┏━━

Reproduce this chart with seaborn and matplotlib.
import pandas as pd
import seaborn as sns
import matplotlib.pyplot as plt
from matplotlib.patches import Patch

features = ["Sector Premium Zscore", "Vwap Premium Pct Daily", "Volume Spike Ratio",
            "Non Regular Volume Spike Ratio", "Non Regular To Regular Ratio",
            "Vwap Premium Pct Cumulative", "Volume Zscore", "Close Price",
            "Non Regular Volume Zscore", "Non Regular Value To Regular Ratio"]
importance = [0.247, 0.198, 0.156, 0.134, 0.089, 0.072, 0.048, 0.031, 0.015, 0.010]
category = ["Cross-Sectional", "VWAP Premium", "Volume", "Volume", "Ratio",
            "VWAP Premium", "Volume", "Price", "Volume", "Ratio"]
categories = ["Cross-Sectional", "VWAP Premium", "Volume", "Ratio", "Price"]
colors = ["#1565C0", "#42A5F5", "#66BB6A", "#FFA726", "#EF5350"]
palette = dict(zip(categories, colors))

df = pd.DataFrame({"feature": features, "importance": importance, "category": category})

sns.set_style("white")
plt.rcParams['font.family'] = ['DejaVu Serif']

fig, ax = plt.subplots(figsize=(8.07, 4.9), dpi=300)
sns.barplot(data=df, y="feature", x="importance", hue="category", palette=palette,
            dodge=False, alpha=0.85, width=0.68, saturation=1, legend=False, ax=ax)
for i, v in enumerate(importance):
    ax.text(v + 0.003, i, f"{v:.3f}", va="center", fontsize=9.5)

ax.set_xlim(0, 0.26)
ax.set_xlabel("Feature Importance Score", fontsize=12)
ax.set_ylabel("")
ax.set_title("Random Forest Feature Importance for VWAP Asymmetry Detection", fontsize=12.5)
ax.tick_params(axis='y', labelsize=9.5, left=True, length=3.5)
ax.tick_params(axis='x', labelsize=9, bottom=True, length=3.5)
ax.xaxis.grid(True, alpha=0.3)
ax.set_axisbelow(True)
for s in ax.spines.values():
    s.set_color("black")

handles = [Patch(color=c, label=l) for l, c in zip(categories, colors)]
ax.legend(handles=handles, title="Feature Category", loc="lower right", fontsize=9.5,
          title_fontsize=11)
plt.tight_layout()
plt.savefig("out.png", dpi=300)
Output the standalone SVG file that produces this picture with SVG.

┗━━

* DIRECTION: Output every entry shown above, exactly.

* WRITTEN RESPONSE:
Reproduce this chart with seaborn and matplotlib.
import pandas as pd
import seaborn as sns
import matplotlib.pyplot as plt
from matplotlib.patches import Patch

features = ["Sector Premium Zscore", "Vwap Premium Pct Daily", "Volume Spike Ratio",
            "Non Regular Volume Spike Ratio", "Non Regular To Regular Ratio",
            "Vwap Premium Pct Cumulative", "Volume Zscore", "Close Price",
            "Non Regular Volume Zscore", "Non Regular Value To Regular Ratio"]
importance = [0.247, 0.198, 0.156, 0.134, 0.089, 0.072, 0.048, 0.031, 0.015, 0.010]
category = ["Cross-Sectional", "VWAP Premium", "Volume", "Volume", "Ratio",
            "VWAP Premium", "Volume", "Price", "Volume", "Ratio"]
categories = ["Cross-Sectional", "VWAP Premium", "Volume", "Ratio", "Price"]
colors = ["#1565C0", "#42A5F5", "#66BB6A", "#FFA726", "#EF5350"]
palette = dict(zip(categories, colors))

df = pd.DataFrame({"feature": features, "importance": importance, "category": category})

sns.set_style("white")
plt.rcParams['font.family'] = ['DejaVu Serif']

fig, ax = plt.subplots(figsize=(8.07, 4.9), dpi=300)
sns.barplot(data=df, y="feature", x="importance", hue="category", palette=palette,
            dodge=False, alpha=0.85, width=0.68, saturation=1, legend=False, ax=ax)
for i, v in enumerate(importance):
    ax.text(v + 0.003, i, f"{v:.3f}", va="center", fontsize=9.5)

ax.set_xlim(0, 0.26)
ax.set_xlabel("Feature Importance Score", fontsize=12)
ax.set_ylabel("")
ax.set_title("Random Forest Feature Importance for VWAP Asymmetry Detection", fontsize=12.5)
ax.tick_params(axis='y', labelsize=9.5, left=True, length=3.5)
ax.tick_params(axis='x', labelsize=9, bottom=True, length=3.5)
ax.xaxis.grid(True, alpha=0.3)
ax.set_axisbelow(True)
for s in ax.spines.values():
    s.set_color("black")

handles = [Patch(color=c, label=l) for l, c in zip(categories, colors)]
ax.legend(handles=handles, title="Feature Category", loc="lower right", fontsize=9.5,
          title_fontsize=11)
plt.tight_layout()
plt.savefig("out.png", dpi=300)
Output the standalone SVG file that produces this picture with SVG.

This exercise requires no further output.